Wednesday, October 14, 2015
All Aboard Erie, a rail advocacy group, launched a Kickstarter fundraising campaign today to help finance a study of potential passenger routes between Erie and Pittsburgh. The online fundraising campaign is being organized by Mercyhurst University’s Quickstarter initiative and funded by the Erie County Gaming Revenue Authority’s Ignite Erie: Industry-University Business Acceleration Collaborative, led by Mercyhurst and Penn State Behrend.
Altogether, All Aboard Erie is raising $25,000 for a route study as the first step in a multi-step process to connect the two cities with high-speed rail (HSR) service. AAE has already raised $6,000 toward the goal; the goal of the Kickstarter campaign is $3,000.
“This project is unique because it relies on individuals who want to make HSR happen now,” said Brian Pitzer, executive director of All Aboard Erie. “We aren’t waiting for the government or an international business or a group of investors as some other parts of the country are doing. We are doing this ourselves, and if other organizations want to join us, they would be welcome.”

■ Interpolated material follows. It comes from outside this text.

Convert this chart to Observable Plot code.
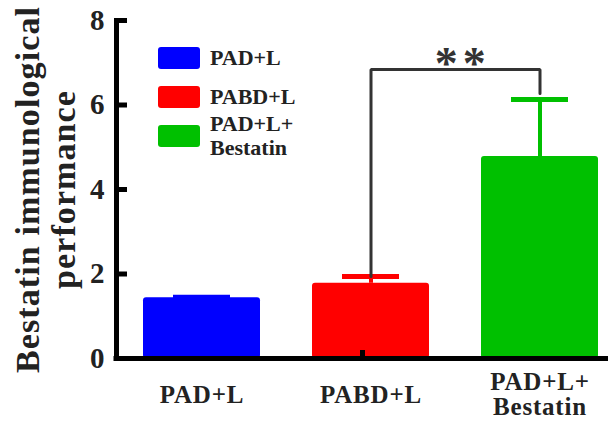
<!DOCTYPE html>
<html>
<head>
<meta charset="utf-8">
<script src="https://cdn.jsdelivr.net/npm/d3@7"></script>
<script src="https://cdn.jsdelivr.net/npm/@observablehq/plot@0.6"></script>
<style>
  html, body { margin: 0; padding: 0; background: #fff; }
  #chart { position: relative; width: 608px; height: 425px; overflow: hidden; }
  #chart svg { position: absolute; left: 0; top: 0; }
  .legend {
    position: absolute; left: 158px; top: 47px;
    font: bold 22px "Liberation Serif", "Times New Roman", serif;
    color: #222; line-height: 24px;
  }
  .legend .item { display: flex; align-items: center; height: 22px; margin-bottom: 17px; }
  .legend .sw { width: 42px; height: 22px; border-radius: 3px; margin-right: 10px; flex: none; }
  .legend .txt { white-space: pre; }
</style>
</head>
<body>
<div id="chart"></div>
<script>
// Groups, their axis labels and colours
const groups = ["PAD+L", "PABD+L", "PAD+L+Bestatin"];
const groupLabels = ["PAD+L", "PABD+L", "PAD+L+\nBestatin"];
const groupColors = ["#0000ff", "#ff0000", "#00c000"];

// Mean and error (upper bar) per group
const means = [1.44, 1.78, 4.78];
const errors = [0.01, 0.16, 1.35];

// Y axis ticks and title
const yTicks = [0, 2, 4, 6, 8];
const yTitle = "Bestatin immunological\nperformance";

// Significance bracket between two groups
const sigPair = ["PABD+L", "PAD+L+Bestatin"];
const sigLevel = 6.84;
const sigRightEnd = 6.27;
const sigLabel = "**";

const rows = groups.map((g, i) => ({group: g, label: groupLabels[i], mean: means[i], err: errors[i]}));

const serif = '"Liberation Serif", "Times New Roman", serif';
const xOpts = {domain: groups, range: [143, 598], paddingInner: 0.308, paddingOuter: 0, axis: null};
const xs = Plot.scale({x: xOpts});
const pairGap = xs.apply(sigPair[1]) - xs.apply(sigPair[0]);

const iRed = groups.indexOf(sigPair[0]);
const bracket = [
  {g: sigPair[0], v: means[iRed] + errors[iRed]},
  {g: sigPair[0], v: sigLevel},
  {g: sigPair[1], v: sigLevel},
  {g: sigPair[1], v: sigRightEnd}
];

const chart = Plot.plot({
  width: 608,
  height: 425,
  marginLeft: 116,
  marginRight: 0,
  marginTop: 20,
  marginBottom: 67,
  style: {fontFamily: serif, color: "#222", background: "transparent"},
  x: xOpts,
  y: {domain: [0, 8], axis: null},
  color: {domain: groups, range: groupColors},
  marks: [
    Plot.barY(rows, {x: "group", y: "mean", fill: "group", rx: 3}),
    Plot.ruleX(rows, {x: "group", y1: "mean", y2: d => d.mean + d.err, stroke: "group", strokeWidth: 4}),
    Plot.tickY(rows, {x: "group", y: d => d.mean + d.err, stroke: "group", strokeWidth: 5, insetLeft: 30, insetRight: 30}),
    Plot.line(bracket, {x: "g", y: "v", stroke: "#333", strokeWidth: 3, strokeLinejoin: "miter"}),
    Plot.text([sigLabel], {x: () => sigPair[0], y: () => sigLevel, dx: pairGap / 2 + 16, dy: -5,
      fontSize: 46, fontWeight: "bold", fill: "#333", ariaLabel: () => "significance"}),
    // axes: lines, inward ticks, labels
    Plot.frame({anchor: "left", stroke: "#000", strokeWidth: 5, strokeLinecap: "square"}),
    Plot.ruleY([0], {stroke: "#000", strokeWidth: 5, strokeLinecap: "square"}),
    Plot.axisY(yTicks, {tickSize: 11, dx: 11, strokeWidth: 5, stroke: "#000", fill: "none"}),
    Plot.axisY(yTicks, {tickSize: 0, tickPadding: 12, fontSize: 29, fontWeight: "bold", fill: "#222"}),
    Plot.axisX(groups, {x: xOpts, tickSize: 8, dy: -8, strokeWidth: 5, stroke: "#000", fill: "none"}),
    Plot.text(rows, {x: "group", text: "label", frameAnchor: "bottom", dy: 36, lineAnchor: "middle",
      fontSize: 25, fontWeight: "bold", lineHeight: 1.02, fill: "#222", ariaLabel: () => "group-label"}),
    Plot.text([yTitle], {frameAnchor: "left", rotate: -90, dx: -71, dy: 0, textAnchor: "middle", lineAnchor: "middle",
      fontSize: 34, fontWeight: "bold", lineHeight: 1.06, fill: "#222", ariaLabel: () => "y-title"})
  ]
});

// Letter spacing for the spaced-out serif lettering
const svg = d3.select(chart);
svg.selectAll('text[aria-label="y-title"]').style("letter-spacing", "1.1px");
svg.selectAll('text[aria-label="group-label"]').style("letter-spacing", "0.8px");
svg.selectAll('text[aria-label="significance"]').style("letter-spacing", "5px");

const root = document.getElementById("chart");
root.appendChild(chart);

// Legend
const legend = document.createElement("div");
legend.className = "legend";
groups.forEach((g, i) => {
  const item = document.createElement("div");
  item.className = "item";
  const sw = document.createElement("span");
  sw.className = "sw";
  sw.style.background = groupColors[i];
  const t = document.createElement("span");
  t.className = "txt";
  t.textContent = groupLabels[i];
  item.appendChild(sw);
  item.appendChild(t);
  legend.appendChild(item);
});
root.appendChild(legend);
</script>
</body>
</html>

The All Aboard Erie Kickstarter page (http://kck.st/1Pt4468) features testimonials from Mercyhurst Univeristy President Michael T. Victor, Erie County Executive Kathy Dahlkemper and State Sen. Sean Wiley among others.
“We are using Kickstarter because it has the potential to reach tens of thousands of potential backers not only in Pennsylvania, not only in America, but across the globe. Studies have shown that people want transportation alternatives that include HSR – especially young people in the Millennial generation,” Pitzer said.
The study will examine four separate routes: three in Pennsylvania and one that includes Ashtabula and Youngstown, Ohio. Cities in Pennsylvania that could be served by the proposed 110-m.p.h. trains include Greenville, Sharon, Sharpsville, New Castle, Beaver Falls, Aliquippa and Coraopolis as well as Erie and Pittsburgh. Once the best route is identified, All Aboard Erie will then seek to fund a more extensive feasibility study.
“We are taking a step-by-step approach,” said Pitzer. “Each step will be a building block for a completed rail system. We need to take that first step now if we want the project to become a reality.”
Kickstarter is a popular crowdfunding platform used by individuals and organizations to fund a wide variety of projects. Some of the rewards to be offered by the campaign include railroad maps, books, DVDs, embroidered patches, T-shirts and copies of the completed study.
Advising the campaign is Kristan Wheaton, an associate professor in Mercyhurst University’s Tom Ridge School of Intelligence Studies and Applied Sciences. He has run several successful Kickstarter campaigns and developed his own program called Quickstarter to help others be successful as well. Students in his Quickstarter program assisting the campaign include Tyler Ennis, Hannah Corton, Megan Steele and Katie Kayes, all of Mercyhurst; and Shelby Dailey and Kathryn Nicklas of Penn State Behrend.